When you ask for the meeting or the next step, stop and let the silence do its work. Give them room to say yes rather than talking them out of it.
"Can we get thirty minutes with your director on Thursday?" ... Then you say nothing and wait.
"It's twelve thousand a year, but honestly we've got some room on that, and I could probably throw in onboarding, or we could look at a smaller package if that helps..." You dropped the price and cut it in the same breath. The buyer never even reacted. You bargained against yourself.
"It's twelve thousand a year." ... silence ... The buyer thinks, then says, "Okay, that's roughly what we expected. Walk me through what's included." You held the pause, and the number landed just fine.
Same price. One version buries it in nervous chatter and a discount nobody asked for. The other says it once and lets it stand. The pause did the work.
You have got this when you can say a price or make the ask and then sit quietly until the buyer responds. Listen back to a recorded call. After your key lines, do you keep talking, or do you let them land? If the buyer is the one who breaks the silence after your point, you held it right. The calmest person in the room is usually the one who trusts their own words enough to stop talking.
Because the pause puts the next move on the buyer. When you say a price and then keep talking, you often soften it or offer a discount nobody asked for, which means you negotiate against yourself. Say the number plainly and wait. The buyer fills the silence, usually by reacting to the price rather than fighting it. You keep your number intact and learn how they really feel about it.
Pausing after a question draws out a fuller, more honest answer. Pausing after your own words does something different. It lets an important point land, and it hands the next move to the buyer after a claim, a price, or the ask. Same tool, different moment. One helps you understand the buyer. The other helps your message stick and stops you talking past your best lines.

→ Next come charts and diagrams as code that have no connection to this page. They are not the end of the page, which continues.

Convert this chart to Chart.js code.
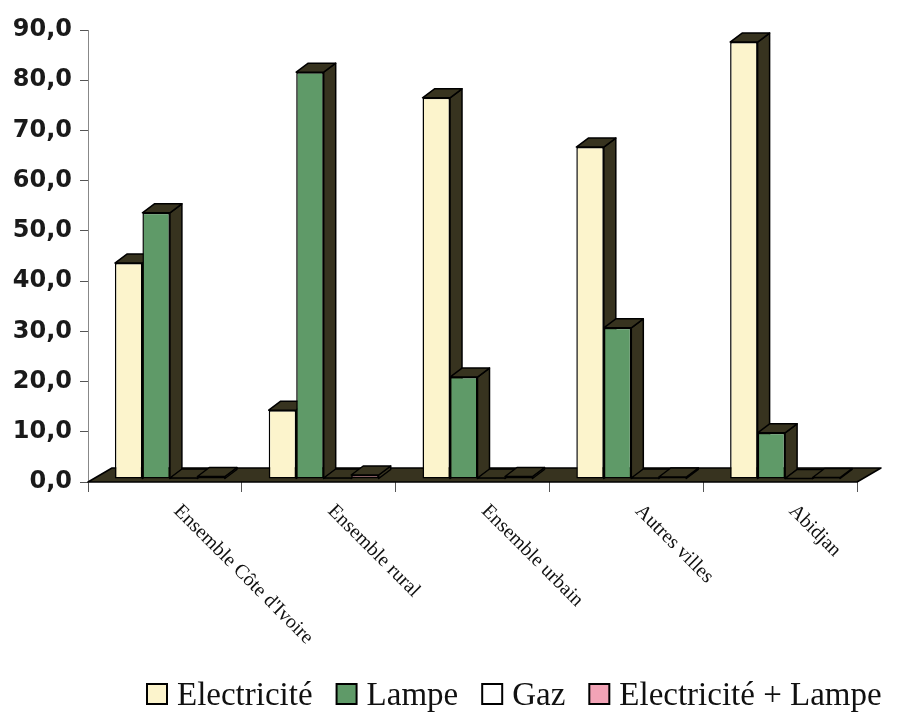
<!DOCTYPE html>
<html>
<head>
<meta charset="utf-8">
<script src="https://cdn.jsdelivr.net/npm/chart.js@4"></script>
<style>
  html, body { margin: 0; padding: 0; background: #fff; }
  canvas { display: block; }
</style>
</head>
<body>
<canvas id="chart" width="898" height="720"></canvas>
<script>
'use strict';

// données (%)
const categories = ['Ensemble Côte d\'Ivoire', 'Ensemble rural', 'Ensemble urbain', 'Autres villes', 'Abidjan'];
const seriesNames = ['Electricité', 'Lampe', 'Gaz', 'Electricité + Lampe'];
const electricite = [43.0, 13.7, 75.9, 66.1, 87.0];
const lampe = [53.0, 81.0, 20.3, 30.1, 9.2];
const gaz = [0.2, 0.2, 0.2, 0.2, 0.1];
const elecLampe = [0.5, 0.8, 0.5, 0.4, 0.3];
const yTicks = [0, 10, 20, 30, 40, 50, 60, 70, 80, 90];

const colors = ['#fcf4cc', '#5f9a68', '#ffffff', '#f2a3b6'];
const SIDE = '#37331f';
const DX = 12, DY = 9;          // profondeur des barres
const FLOOR_DX = 24, FLOOR_DY = 14;
const SHIFT_X = 5, SHIFT_Y = -3;

function poly(ctx, pts) {
  ctx.beginPath();
  ctx.moveTo(pts[0][0], pts[0][1]);
  for (let i = 1; i < pts.length; i++) ctx.lineTo(pts[i][0], pts[i][1]);
  ctx.closePath();
  ctx.fill();
  ctx.stroke();
}

const depth3d = {
  id: 'depth3d',
  beforeDatasetsDraw(chart) {
    const ctx = chart.ctx;
    const a = chart.chartArea;
    ctx.save();
    ctx.fillStyle = SIDE;
    ctx.strokeStyle = '#000';
    ctx.lineWidth = 1.5;
    ctx.lineJoin = 'round';
    // plancher
    poly(ctx, [[a.left, a.bottom], [a.right, a.bottom], [a.right + FLOOR_DX, a.bottom - FLOOR_DY], [a.left + FLOOR_DX, a.bottom - FLOOR_DY]]);
    ctx.translate(SHIFT_X, SHIFT_Y);
    chart.data.datasets.forEach(function(ds, i) {
      chart.getDatasetMeta(i).data.forEach(function(bar) {
        const p = bar.getProps(['x', 'y', 'base', 'width'], true);
        const l = p.x - p.width / 2, r = p.x + p.width / 2;
        poly(ctx, [[r, p.y], [r + DX, p.y - DY], [r + DX, p.base - DY], [r, p.base]]);
        poly(ctx, [[l, p.y], [l + DX, p.y - DY], [r + DX, p.y - DY], [r, p.y]]);
      });
    });
    ctx.restore();
    ctx.save();
    ctx.translate(SHIFT_X, SHIFT_Y);
  },
  afterDatasetsDraw(chart) {
    chart.ctx.restore();
  },
  afterDraw(chart) {
    const ctx = chart.ctx;
    const xs = chart.scales.x;
    // étiquettes inclinées
    ctx.save();
    ctx.fillStyle = '#111';
    ctx.font = '20px "Liberation Serif", "Times New Roman", serif';
    ctx.textAlign = 'left';
    ctx.textBaseline = 'top';
    categories.forEach(function(c, i) {
      const x = xs.getPixelForValue(i);
      ctx.save();
      ctx.translate(x + 19, chart.chartArea.bottom + 19);
      ctx.rotate(Math.PI / 4);
      ctx.fillText(c, 0, 0);
      ctx.restore();
    });
    ctx.restore();

    // légende
    ctx.save();
    ctx.font = '33px "Liberation Serif", "Times New Roman", serif';
    ctx.textBaseline = 'alphabetic';
    let x = 147;
    const base = 705, box = 20;
    chart.data.datasets.forEach(function(ds) {
      ctx.fillStyle = ds.backgroundColor;
      ctx.strokeStyle = '#000';
      ctx.lineWidth = 2;
      ctx.fillRect(x, base - box - 1, box, box);
      ctx.strokeRect(x, base - box - 1, box, box);
      x += box + 10;
      ctx.fillStyle = '#111';
      ctx.fillText(ds.label, x, base);
      x += ctx.measureText(ds.label).width + 24;
    });
    ctx.restore();
  }
};

const seriesData = [electricite, lampe, gaz, elecLampe];

new Chart(document.getElementById('chart').getContext('2d'), {
  type: 'bar',
  data: {
    labels: categories,
    datasets: seriesNames.map(function(name, i) {
      return {
        label: name,
        data: seriesData[i],
        backgroundColor: colors[i],
        borderColor: '#000',
        borderWidth: 1.5,
        borderSkipped: false,
        categoryPercentage: 0.715,
        barPercentage: 1.0,
        clip: false
      };
    })
  },
  options: {
    responsive: false,
    animation: false,
    layout: { padding: { top: 30, right: 41, bottom: 0, left: 0 } },
    plugins: {
      legend: { display: false },
      tooltip: { enabled: false }
    },
    scales: {
      x: {
        afterFit: function(scale) { scale.height = 238; },
        grid: { offset: true, drawOnChartArea: false, tickLength: 10, color: '#555' },
        border: { display: false },
        ticks: { display: false }
      },
      y: {
        min: 0,
        max: 90,
        afterFit: function(scale) { scale.width = 88; },
        afterBuildTicks: function(scale) { scale.ticks = yTicks.map(function(v) { return { value: v }; }); },
        grid: { drawOnChartArea: false, tickLength: 8, color: '#555' },
        border: { display: true, color: '#888', width: 1 },
        ticks: {
          padding: 8,
          color: '#1a1a1a',
          font: { family: '"DejaVu Sans", Arial, sans-serif', size: 24, weight: 'bold' },
          callback: function(v) { return v.toFixed(1).replace('.', ','); }
        }
      }
    }
  },
  plugins: [depth3d]
});
</script>
</body>
</html>
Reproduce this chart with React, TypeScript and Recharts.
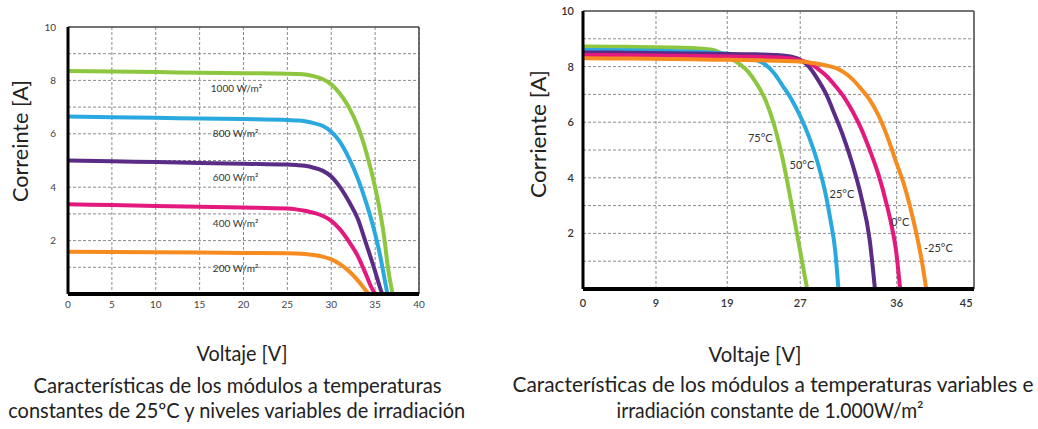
import React from "react";
import {
  LineChart,
  Line,
  XAxis,
  YAxis,
  CartesianGrid,
  ReferenceLine,
  ReferenceDot,
} from "recharts";

const FONT = "Lato, 'Open Sans', sans-serif";

const GREEN = "#8dc63f";
const BLUE = "#29a9e0";
const PURPLE = "#5b2c86";
const MAGENTA = "#e3197d";
const ORANGE = "#f68b1f";

// shared current axis
const ampTicks = [2, 4, 6, 8, 10];
const ampGrid = [1, 2, 3, 4, 5, 6, 7, 8, 9];

// ---- left: 25ºC, variable irradiance ----
const irrVoltTicks = [0, 5, 10, 15, 20, 25, 30, 35, 40];

const v1000 = [0, 5, 10, 15, 20, 25, 26, 27, 28, 29, 30, 31, 32, 33, 34, 35, 35.5, 36, 36.5, 37];
const a1000 = [8.35, 8.33, 8.31, 8.29, 8.27, 8.25, 8.24, 8.22, 8.16, 8.05, 7.85, 7.5, 7.0, 6.3, 5.3, 4.0, 3.2, 2.2, 0.9, 0];
const v800 = [0, 5, 10, 15, 20, 25, 26, 27, 28, 29, 30, 31, 32, 33, 34, 35, 35.5, 36, 36.4];
const a800 = [6.65, 6.62, 6.6, 6.57, 6.55, 6.52, 6.5, 6.47, 6.4, 6.3, 6.08, 5.7, 5.1, 4.35, 3.4, 2.25, 1.55, 0.7, 0];
const v600 = [0, 5, 10, 15, 20, 25, 26, 27, 28, 29, 30, 31, 32, 33, 34, 35, 35.5, 35.8];
const a600 = [5.0, 4.97, 4.94, 4.91, 4.88, 4.85, 4.83, 4.8, 4.73, 4.62, 4.4, 4.0, 3.47, 2.84, 1.86, 0.85, 0.3, 0];
const v400 = [0, 5, 10, 15, 20, 25, 26, 27, 28, 29, 30, 31, 32, 33, 34, 34.5, 35];
const a400 = [3.36, 3.33, 3.3, 3.27, 3.24, 3.2, 3.17, 3.12, 3.04, 2.93, 2.74, 2.42, 1.97, 1.44, 0.7, 0.3, 0];
const v200 = [0, 5, 10, 15, 20, 25, 26, 27, 28, 29, 30, 31, 32, 33, 33.5, 34, 34.3];
const a200 = [1.58, 1.57, 1.56, 1.55, 1.54, 1.53, 1.52, 1.5, 1.46, 1.4, 1.3, 1.12, 0.86, 0.52, 0.32, 0.1, 0];

const irrNames = ["1000 W/m²", "800 W/m²", "600 W/m²", "400 W/m²", "200 W/m²"];
const irrLabelVolt = [19.2, 19.1, 19.1, 19.1, 19.1];
const irrLabelAmp = [7.68, 6.03, 4.38, 2.66, 0.97];

// ---- right: 1.000 W/m², variable temperature ----
// the source axis is unevenly labelled; ticks sit where the picture draws them
const tempTickPos = [0, 8.4, 16.6, 25, 36.1, 44.1];
const tempTickLabels = ["0", "9", "19", "27", "36", "45"];
const tempGrid = [8.4, 16.6, 25, 36.1];

const v75 = [0, 5, 10, 13, 15, 16, 17, 18, 19, 20, 21, 22, 23, 24, 25, 25.8];
const a75 = [8.72, 8.71, 8.69, 8.66, 8.6, 8.47, 8.3, 8.1, 7.82, 7.38, 6.8, 5.9, 4.65, 3.05, 1.35, 0];
const v50 = [0, 5, 10, 15, 17, 18, 19, 20, 21, 22, 23, 24, 25, 26, 27, 28, 28.5, 29, 29.4];
const a50 = [8.6, 8.59, 8.56, 8.5, 8.45, 8.4, 8.33, 8.23, 8.07, 7.76, 7.3, 6.82, 6.22, 5.48, 4.55, 3.3, 2.45, 1.45, 0];
const v25 = [0, 5, 10, 15, 20, 22, 23, 24, 25, 26, 27, 28, 29, 30, 31, 32, 33, 33.6];
const a25 = [8.51, 8.5, 8.48, 8.46, 8.44, 8.42, 8.4, 8.36, 8.25, 8.0, 7.55, 7.0, 6.25, 5.45, 4.5, 3.35, 1.75, 0];
const v0 = [0, 5, 10, 15, 20, 23, 24, 25, 26, 27, 28, 29, 30, 31, 32, 33, 34, 35, 35.5, 36, 36.5];
const a0 = [8.42, 8.41, 8.39, 8.37, 8.35, 8.32, 8.29, 8.22, 8.13, 7.93, 7.67, 7.32, 6.92, 6.4, 5.78, 5.0, 4.12, 2.98, 2.3, 1.45, 0];
const vM25 = [0, 5, 10, 15, 20, 25, 26, 27, 28, 29, 30, 31, 32, 33, 34, 35, 36, 37, 38, 38.5, 39, 39.5];
const aM25 = [8.3, 8.29, 8.27, 8.25, 8.23, 8.18, 8.15, 8.1, 8.04, 7.96, 7.8, 7.55, 7.2, 6.8, 6.25, 5.5, 4.6, 3.7, 2.5, 1.8, 1.0, 0];

const tempNames = ["75°C", "50°C", "25°C", "0°C", "-25°C"];
const tempLabelVolt = [20.4, 25.2, 29.8, 36.5, 40.9];
const tempLabelAmp = [5.42, 4.46, 3.42, 2.42, 1.46];

const toPts = (v: number[], a: number[]) => v.map((x, k) => ({ v: x, a: a[k] }));

const irrSeries = [
  { color: GREEN, pts: toPts(v1000, a1000) },
  { color: BLUE, pts: toPts(v800, a800) },
  { color: PURPLE, pts: toPts(v600, a600) },
  { color: MAGENTA, pts: toPts(v400, a400) },
  { color: ORANGE, pts: toPts(v200, a200) },
];

const tempSeries = [
  { color: GREEN, pts: toPts(v75, a75) },
  { color: BLUE, pts: toPts(v50, a50) },
  { color: PURPLE, pts: toPts(v25, a25) },
  { color: MAGENTA, pts: toPts(v0, a0) },
  { color: ORANGE, pts: toPts(vM25, aM25) },
];

const gridStroke = "#8c8c8c";
const borderStroke = "#444";

function IrradianceChart() {
  return (
    <LineChart width={440} height={320} margin={{ top: 27, right: 21, bottom: 0, left: 0 }}>
      <CartesianGrid stroke={gridStroke} strokeDasharray="3 2" horizontalValues={ampGrid} />
      <XAxis
        type="number"
        dataKey="v"
        domain={[0, 40]}
        ticks={irrVoltTicks}
        interval={0}
        height={26}
        tickLine={false}
        tickSize={0}
        tickMargin={7}
        axisLine={{ stroke: "#000", strokeWidth: 4 }}
        tick={{ fontSize: 10, fill: "#444" }}
      />
      <YAxis
        type="number"
        domain={[0, 10]}
        ticks={ampTicks}
        interval={0}
        width={68}
        tickLine={false}
        tickSize={0}
        tickMargin={12}
        axisLine={{ stroke: "#000", strokeWidth: 3 }}
        tick={{ fontSize: 10, fill: "#444" }}
      />
      <ReferenceLine y={10} stroke={borderStroke} strokeWidth={1.5} />
      <ReferenceLine x={40} stroke={borderStroke} strokeWidth={1.5} />
      {irrSeries.map((s, k) => (
        <Line
          key={k}
          data={s.pts}
          dataKey="a"
          type="monotone"
          stroke={s.color}
          strokeWidth={4}
          dot={false}
          isAnimationActive={false}
        />
      ))}
      {irrNames.map((name, k) => (
        <ReferenceDot
          key={name}
          x={irrLabelVolt[k]}
          y={irrLabelAmp[k]}
          r={0}
          fill="none"
          stroke="none"
          label={{ value: name, position: "center", fontSize: 10, fill: "#333" }}
        />
      ))}
    </LineChart>
  );
}

function TemperatureChart() {
  return (
    <LineChart width={480} height={320} margin={{ top: 11, right: 16, bottom: 0, left: 0 }}>
      <CartesianGrid
        stroke={gridStroke}
        strokeDasharray="3 2"
        horizontalValues={ampGrid}
        verticalValues={tempGrid}
      />
      <XAxis
        type="number"
        dataKey="v"
        domain={[0, 45]}
        ticks={tempTickPos}
        tickFormatter={(_: number, i: number) => tempTickLabels[i]}
        interval={0}
        height={31}
        tickLine={false}
        tickSize={0}
        tickMargin={10}
        axisLine={{ stroke: "#000", strokeWidth: 4 }}
        tick={{ fontSize: 11, fill: "#333", fontWeight: 600 }}
      />
      <YAxis
        type="number"
        domain={[0, 10]}
        ticks={ampTicks}
        interval={0}
        width={73}
        tickLine={false}
        tickSize={0}
        tickMargin={9}
        axisLine={{ stroke: "#000", strokeWidth: 3 }}
        tick={{ fontSize: 11, fill: "#333", fontWeight: 600 }}
      />
      <ReferenceLine y={10} stroke={borderStroke} strokeWidth={1.5} />
      <ReferenceLine x={45} stroke={borderStroke} strokeWidth={1.5} />
      {tempSeries.map((s, k) => (
        <Line
          key={k}
          data={s.pts}
          dataKey="a"
          type="monotone"
          stroke={s.color}
          strokeWidth={4}
          dot={false}
          isAnimationActive={false}
        />
      ))}
      {tempNames.map((name, k) => (
        <ReferenceDot
          key={name}
          x={tempLabelVolt[k]}
          y={tempLabelAmp[k]}
          r={0}
          fill="none"
          stroke="none"
          label={{ value: name, position: "center", fontSize: 11, fill: "#333" }}
        />
      ))}
    </LineChart>
  );
}

function Titles() {
  const t = { fontFamily: FONT, fill: "#222", fontSize: 22 } as const;
  const c = { fontFamily: FONT, fill: "#222", fontSize: 20.5 } as const;
  return (
    <svg
      width={1038}
      height={429}
      style={{ position: "absolute", left: 0, top: 0, pointerEvents: "none" }}
    >
      <text {...t} x={0} y={0} textAnchor="middle" textLength={122} lengthAdjust="spacingAndGlyphs"
        transform="translate(28,141) rotate(-90)">Correinte [A]</text>
      <text {...t} x={0} y={0} textAnchor="middle" textLength={128} lengthAdjust="spacingAndGlyphs"
        transform="translate(546,134) rotate(-90)">Corriente [A]</text>

      <text {...t} x={242} y={360.5} textAnchor="middle" textLength={91} lengthAdjust="spacingAndGlyphs">Voltaje [V]</text>
      <text {...t} x={755} y={361.5} textAnchor="middle" textLength={93} lengthAdjust="spacingAndGlyphs">Voltaje [V]</text>

      <text {...c} x={237.5} y={393} textAnchor="middle" textLength={408} lengthAdjust="spacingAndGlyphs">
        Características de los módulos a temperaturas
      </text>
      <text {...c} x={236.7} y={418} textAnchor="middle" textLength={457} lengthAdjust="spacingAndGlyphs">
        constantes de 25ºC y niveles variables de irradiación
      </text>
      <text {...c} x={773} y={391.5} textAnchor="middle" textLength={521} lengthAdjust="spacingAndGlyphs">
        Características de los módulos a temperaturas variables e
      </text>
      <text {...c} x={770} y={417.5} textAnchor="middle" textLength={307} lengthAdjust="spacingAndGlyphs">
        irradiación constante de 1.000W/m²
      </text>
    </svg>
  );
}

export default function App() {
  return (
    <div
      style={{
        position: "absolute",
        left: 0,
        top: 0,
        width: 1038,
        height: 429,
        background: "#fff",
        fontFamily: FONT,
        overflow: "hidden",
      }}
    >
      <div style={{ position: "absolute", left: 0, top: 0 }}>
        <IrradianceChart />
      </div>
      <div style={{ position: "absolute", left: 510, top: 0 }}>
        <TemperatureChart />
      </div>
      <Titles />
    </div>
  );
}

It can be used that way, but it does not have to be, and it should not be. Think of it as giving your point room and giving the buyer space to decide, rather than squeezing them. You are not staring them down. You are simply not rushing to fill the gap out of nerves. Stay warm and relaxed, and the silence feels like calm confidence, not pressure.
Around three to five seconds is usually enough. It feels much longer to you than to the buyer, so count it out in your head to stop yourself jumping back in. That is long enough for the point to land and for the buyer to gather a real response. If they are clearly thinking, hold it a little longer. You break the silence only once it is plain they expect you to.